___ Given data

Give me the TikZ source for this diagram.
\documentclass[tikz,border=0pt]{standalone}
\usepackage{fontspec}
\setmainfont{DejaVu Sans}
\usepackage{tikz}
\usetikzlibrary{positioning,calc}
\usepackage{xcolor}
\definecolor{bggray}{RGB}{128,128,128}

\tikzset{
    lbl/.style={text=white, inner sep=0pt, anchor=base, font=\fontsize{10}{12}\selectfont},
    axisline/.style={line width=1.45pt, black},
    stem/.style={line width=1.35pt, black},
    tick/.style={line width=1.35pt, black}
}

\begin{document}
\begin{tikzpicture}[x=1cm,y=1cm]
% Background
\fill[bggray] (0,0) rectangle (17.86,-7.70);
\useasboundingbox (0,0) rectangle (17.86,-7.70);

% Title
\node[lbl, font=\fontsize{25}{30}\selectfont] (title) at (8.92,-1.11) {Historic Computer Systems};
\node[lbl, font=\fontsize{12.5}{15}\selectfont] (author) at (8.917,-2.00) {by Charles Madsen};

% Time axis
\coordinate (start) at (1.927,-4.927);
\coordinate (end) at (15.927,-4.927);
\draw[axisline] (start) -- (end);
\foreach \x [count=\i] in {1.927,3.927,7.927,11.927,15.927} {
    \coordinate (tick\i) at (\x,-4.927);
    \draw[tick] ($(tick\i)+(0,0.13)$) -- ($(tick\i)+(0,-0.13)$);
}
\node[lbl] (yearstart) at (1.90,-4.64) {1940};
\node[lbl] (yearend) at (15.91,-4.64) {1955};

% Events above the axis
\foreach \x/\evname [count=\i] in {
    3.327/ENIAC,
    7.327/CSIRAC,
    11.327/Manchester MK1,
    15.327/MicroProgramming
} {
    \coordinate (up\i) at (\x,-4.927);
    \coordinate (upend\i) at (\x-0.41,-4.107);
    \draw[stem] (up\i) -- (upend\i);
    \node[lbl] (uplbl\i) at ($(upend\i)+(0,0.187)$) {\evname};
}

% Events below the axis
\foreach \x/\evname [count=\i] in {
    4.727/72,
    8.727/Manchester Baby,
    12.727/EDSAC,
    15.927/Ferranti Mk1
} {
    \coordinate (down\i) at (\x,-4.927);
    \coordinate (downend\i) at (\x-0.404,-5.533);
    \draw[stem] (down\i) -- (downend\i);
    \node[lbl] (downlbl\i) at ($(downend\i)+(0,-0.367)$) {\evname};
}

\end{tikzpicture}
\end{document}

______
___ Given data

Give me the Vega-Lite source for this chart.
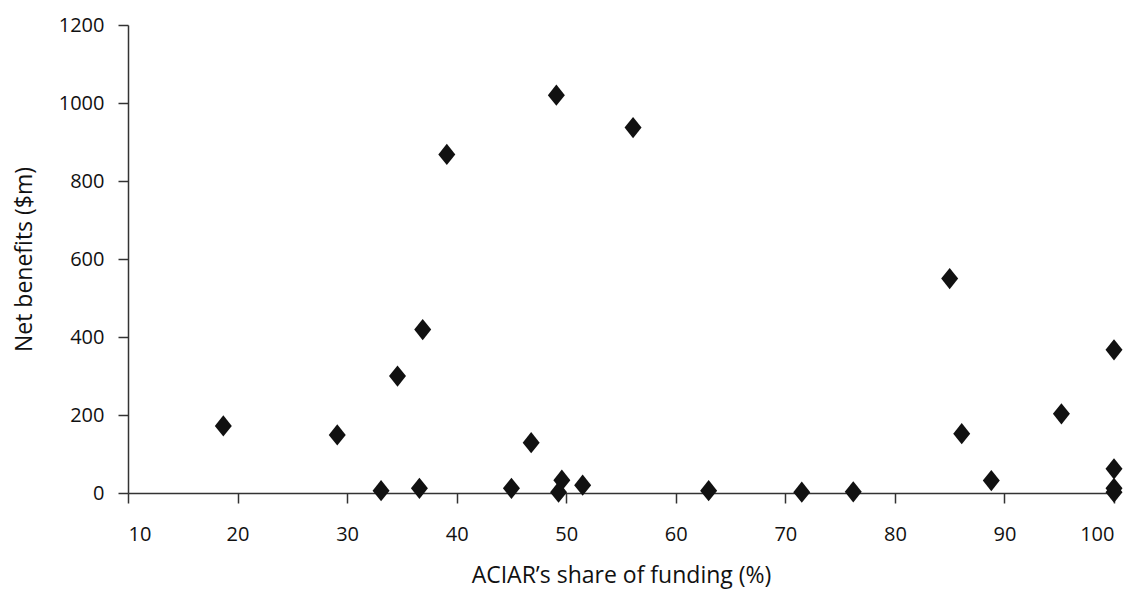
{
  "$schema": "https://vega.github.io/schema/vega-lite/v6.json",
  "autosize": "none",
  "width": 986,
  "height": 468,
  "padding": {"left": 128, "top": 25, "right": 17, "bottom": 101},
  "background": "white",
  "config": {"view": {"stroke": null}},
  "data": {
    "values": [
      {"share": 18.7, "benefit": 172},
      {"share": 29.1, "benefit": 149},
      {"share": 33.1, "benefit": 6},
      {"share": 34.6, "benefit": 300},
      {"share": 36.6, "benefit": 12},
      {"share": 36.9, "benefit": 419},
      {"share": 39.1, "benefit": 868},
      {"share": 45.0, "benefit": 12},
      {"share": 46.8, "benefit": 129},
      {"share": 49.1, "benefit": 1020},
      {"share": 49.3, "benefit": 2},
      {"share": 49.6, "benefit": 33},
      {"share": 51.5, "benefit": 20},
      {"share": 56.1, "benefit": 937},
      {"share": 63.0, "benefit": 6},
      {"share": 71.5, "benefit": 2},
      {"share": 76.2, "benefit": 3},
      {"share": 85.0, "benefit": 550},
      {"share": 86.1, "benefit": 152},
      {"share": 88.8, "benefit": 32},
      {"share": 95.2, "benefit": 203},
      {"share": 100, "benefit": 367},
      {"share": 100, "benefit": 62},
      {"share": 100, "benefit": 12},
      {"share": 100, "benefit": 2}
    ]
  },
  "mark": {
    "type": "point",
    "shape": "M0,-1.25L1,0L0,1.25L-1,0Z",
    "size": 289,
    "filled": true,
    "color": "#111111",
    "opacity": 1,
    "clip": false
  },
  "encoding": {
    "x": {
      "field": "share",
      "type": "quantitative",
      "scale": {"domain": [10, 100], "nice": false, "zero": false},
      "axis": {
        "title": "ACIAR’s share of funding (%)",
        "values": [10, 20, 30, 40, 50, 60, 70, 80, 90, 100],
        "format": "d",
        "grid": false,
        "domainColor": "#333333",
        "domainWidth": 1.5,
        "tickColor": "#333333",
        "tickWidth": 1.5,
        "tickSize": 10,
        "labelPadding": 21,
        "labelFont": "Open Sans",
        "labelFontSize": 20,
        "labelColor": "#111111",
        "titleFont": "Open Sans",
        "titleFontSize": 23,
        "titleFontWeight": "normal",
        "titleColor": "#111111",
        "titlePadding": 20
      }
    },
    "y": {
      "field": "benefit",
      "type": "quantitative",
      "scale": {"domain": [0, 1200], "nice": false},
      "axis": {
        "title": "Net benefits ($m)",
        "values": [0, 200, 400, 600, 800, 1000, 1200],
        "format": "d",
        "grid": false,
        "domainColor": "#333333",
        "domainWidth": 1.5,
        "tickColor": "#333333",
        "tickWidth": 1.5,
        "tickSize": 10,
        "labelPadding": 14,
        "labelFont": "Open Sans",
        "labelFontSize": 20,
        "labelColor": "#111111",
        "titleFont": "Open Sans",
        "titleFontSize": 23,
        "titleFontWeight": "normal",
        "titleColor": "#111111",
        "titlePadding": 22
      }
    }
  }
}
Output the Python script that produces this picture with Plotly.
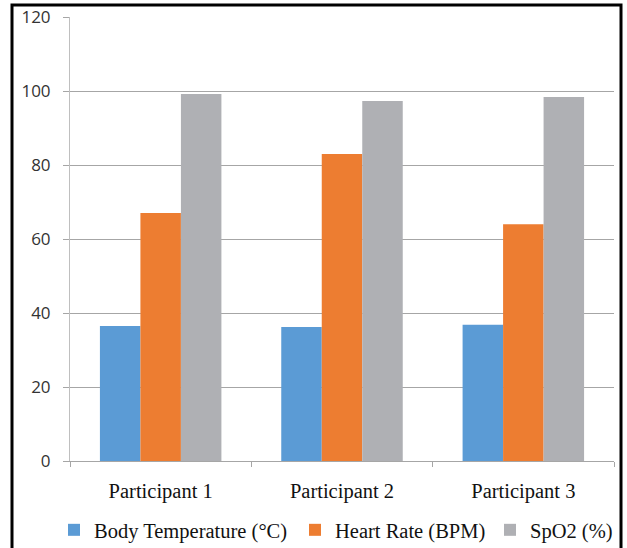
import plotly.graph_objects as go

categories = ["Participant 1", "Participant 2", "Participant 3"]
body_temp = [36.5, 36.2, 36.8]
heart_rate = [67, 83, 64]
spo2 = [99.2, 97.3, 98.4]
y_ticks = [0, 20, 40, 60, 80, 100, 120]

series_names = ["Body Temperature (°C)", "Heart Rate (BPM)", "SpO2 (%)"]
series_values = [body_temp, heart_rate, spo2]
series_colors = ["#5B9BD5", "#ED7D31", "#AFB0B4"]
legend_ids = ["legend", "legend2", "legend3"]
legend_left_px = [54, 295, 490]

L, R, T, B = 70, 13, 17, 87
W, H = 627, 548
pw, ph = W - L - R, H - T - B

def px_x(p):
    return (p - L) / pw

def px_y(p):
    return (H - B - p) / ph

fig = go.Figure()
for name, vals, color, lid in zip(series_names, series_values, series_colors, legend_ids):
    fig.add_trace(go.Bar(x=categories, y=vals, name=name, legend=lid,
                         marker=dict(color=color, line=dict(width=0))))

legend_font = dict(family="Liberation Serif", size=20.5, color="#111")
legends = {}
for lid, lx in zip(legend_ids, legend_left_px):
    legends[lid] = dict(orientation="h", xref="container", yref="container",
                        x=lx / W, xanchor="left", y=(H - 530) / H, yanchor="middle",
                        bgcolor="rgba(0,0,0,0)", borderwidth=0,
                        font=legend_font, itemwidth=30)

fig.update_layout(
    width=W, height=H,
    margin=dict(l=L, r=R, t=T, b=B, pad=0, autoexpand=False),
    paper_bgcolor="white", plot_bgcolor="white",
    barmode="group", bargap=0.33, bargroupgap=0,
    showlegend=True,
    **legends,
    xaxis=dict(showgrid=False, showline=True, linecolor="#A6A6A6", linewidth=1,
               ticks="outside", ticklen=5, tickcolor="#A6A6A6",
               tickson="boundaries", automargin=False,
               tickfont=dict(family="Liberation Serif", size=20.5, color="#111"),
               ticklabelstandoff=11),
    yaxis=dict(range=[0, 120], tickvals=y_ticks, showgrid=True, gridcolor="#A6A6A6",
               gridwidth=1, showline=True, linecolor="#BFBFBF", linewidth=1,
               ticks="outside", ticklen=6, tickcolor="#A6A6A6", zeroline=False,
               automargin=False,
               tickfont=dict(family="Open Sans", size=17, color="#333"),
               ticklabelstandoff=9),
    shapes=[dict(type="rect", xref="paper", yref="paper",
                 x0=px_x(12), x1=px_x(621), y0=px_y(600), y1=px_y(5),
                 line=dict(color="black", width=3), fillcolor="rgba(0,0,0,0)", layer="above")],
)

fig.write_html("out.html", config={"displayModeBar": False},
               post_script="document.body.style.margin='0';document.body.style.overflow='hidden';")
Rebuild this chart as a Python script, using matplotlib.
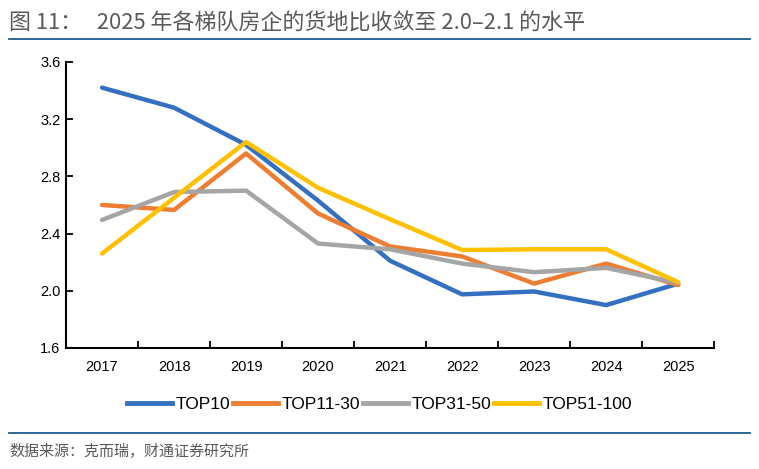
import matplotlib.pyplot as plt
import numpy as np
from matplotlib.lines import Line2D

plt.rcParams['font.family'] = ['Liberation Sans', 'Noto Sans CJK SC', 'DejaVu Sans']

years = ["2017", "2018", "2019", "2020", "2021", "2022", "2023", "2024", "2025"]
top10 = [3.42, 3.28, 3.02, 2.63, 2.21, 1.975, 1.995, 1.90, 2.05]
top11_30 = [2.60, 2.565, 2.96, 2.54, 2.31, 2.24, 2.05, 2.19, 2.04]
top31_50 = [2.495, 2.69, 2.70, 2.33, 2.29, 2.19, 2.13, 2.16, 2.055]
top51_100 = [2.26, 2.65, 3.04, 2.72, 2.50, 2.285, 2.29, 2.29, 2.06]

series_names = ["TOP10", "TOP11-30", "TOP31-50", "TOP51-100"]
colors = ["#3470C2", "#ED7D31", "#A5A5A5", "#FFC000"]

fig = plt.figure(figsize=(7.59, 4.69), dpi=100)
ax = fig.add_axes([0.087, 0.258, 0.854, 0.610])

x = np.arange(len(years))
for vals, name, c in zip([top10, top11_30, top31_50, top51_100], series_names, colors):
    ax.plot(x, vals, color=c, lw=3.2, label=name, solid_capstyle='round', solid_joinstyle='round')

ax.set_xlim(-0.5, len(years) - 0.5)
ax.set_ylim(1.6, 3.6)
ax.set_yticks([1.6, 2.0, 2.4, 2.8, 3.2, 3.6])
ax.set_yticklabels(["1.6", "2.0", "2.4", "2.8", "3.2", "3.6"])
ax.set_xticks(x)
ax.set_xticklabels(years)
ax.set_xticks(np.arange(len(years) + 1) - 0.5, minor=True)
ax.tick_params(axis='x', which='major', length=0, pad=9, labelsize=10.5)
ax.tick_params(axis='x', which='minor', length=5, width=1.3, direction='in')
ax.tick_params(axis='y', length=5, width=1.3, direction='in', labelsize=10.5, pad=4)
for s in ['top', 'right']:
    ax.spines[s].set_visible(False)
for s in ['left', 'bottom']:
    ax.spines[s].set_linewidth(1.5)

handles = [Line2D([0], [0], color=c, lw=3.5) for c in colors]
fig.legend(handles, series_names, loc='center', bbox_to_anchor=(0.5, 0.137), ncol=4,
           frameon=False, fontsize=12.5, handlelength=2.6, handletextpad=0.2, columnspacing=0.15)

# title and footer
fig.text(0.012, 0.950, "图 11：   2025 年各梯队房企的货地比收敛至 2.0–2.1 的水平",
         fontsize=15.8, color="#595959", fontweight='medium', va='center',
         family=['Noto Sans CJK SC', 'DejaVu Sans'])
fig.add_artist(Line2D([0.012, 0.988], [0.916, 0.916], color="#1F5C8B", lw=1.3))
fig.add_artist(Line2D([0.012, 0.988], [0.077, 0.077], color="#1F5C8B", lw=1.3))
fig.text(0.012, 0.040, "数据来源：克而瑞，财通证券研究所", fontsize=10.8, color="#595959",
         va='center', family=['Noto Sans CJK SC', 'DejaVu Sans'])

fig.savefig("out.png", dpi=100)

______
___ Given data

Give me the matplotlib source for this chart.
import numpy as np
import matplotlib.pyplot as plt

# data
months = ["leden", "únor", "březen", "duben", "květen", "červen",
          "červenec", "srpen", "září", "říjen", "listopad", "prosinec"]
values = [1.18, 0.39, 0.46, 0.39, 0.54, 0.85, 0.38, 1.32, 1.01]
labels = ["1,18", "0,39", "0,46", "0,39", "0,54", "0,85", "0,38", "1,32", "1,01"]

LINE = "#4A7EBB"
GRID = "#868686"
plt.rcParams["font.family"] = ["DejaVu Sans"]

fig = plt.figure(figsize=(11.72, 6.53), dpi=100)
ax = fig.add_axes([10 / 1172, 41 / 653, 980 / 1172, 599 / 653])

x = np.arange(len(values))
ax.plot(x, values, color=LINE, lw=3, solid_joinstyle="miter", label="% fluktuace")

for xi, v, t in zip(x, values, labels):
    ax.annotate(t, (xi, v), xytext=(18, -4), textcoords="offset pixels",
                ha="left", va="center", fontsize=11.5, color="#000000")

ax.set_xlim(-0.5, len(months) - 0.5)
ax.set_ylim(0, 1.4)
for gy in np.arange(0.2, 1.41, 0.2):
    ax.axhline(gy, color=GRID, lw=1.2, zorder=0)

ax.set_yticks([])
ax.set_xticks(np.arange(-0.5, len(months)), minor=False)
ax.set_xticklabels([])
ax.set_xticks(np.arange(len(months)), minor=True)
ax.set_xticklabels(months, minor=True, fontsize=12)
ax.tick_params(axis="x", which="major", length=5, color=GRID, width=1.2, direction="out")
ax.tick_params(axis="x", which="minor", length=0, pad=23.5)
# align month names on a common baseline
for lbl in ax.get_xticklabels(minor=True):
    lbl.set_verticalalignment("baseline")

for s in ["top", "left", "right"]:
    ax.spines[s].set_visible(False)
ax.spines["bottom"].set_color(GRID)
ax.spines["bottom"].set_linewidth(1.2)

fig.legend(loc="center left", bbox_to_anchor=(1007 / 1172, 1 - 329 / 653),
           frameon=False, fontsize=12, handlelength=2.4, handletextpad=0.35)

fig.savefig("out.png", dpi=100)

______

* _Short task_
Only the stretch from the line with "Output the Python" through the line with "return (p - L) / pw" should be copied, exactly and with both ends. Drop the pictures.

* _Exercise solution_
Output the Python script that produces this picture with Plotly.
import plotly.graph_objects as go

categories = ["Participant 1", "Participant 2", "Participant 3"]
body_temp = [36.5, 36.2, 36.8]
heart_rate = [67, 83, 64]
spo2 = [99.2, 97.3, 98.4]
y_ticks = [0, 20, 40, 60, 80, 100, 120]

series_names = ["Body Temperature (°C)", "Heart Rate (BPM)", "SpO2 (%)"]
series_values = [body_temp, heart_rate, spo2]
series_colors = ["#5B9BD5", "#ED7D31", "#AFB0B4"]
legend_ids = ["legend", "legend2", "legend3"]
legend_left_px = [54, 295, 490]

L, R, T, B = 70, 13, 17, 87
W, H = 627, 548
pw, ph = W - L - R, H - T - B

def px_x(p):
    return (p - L) / pw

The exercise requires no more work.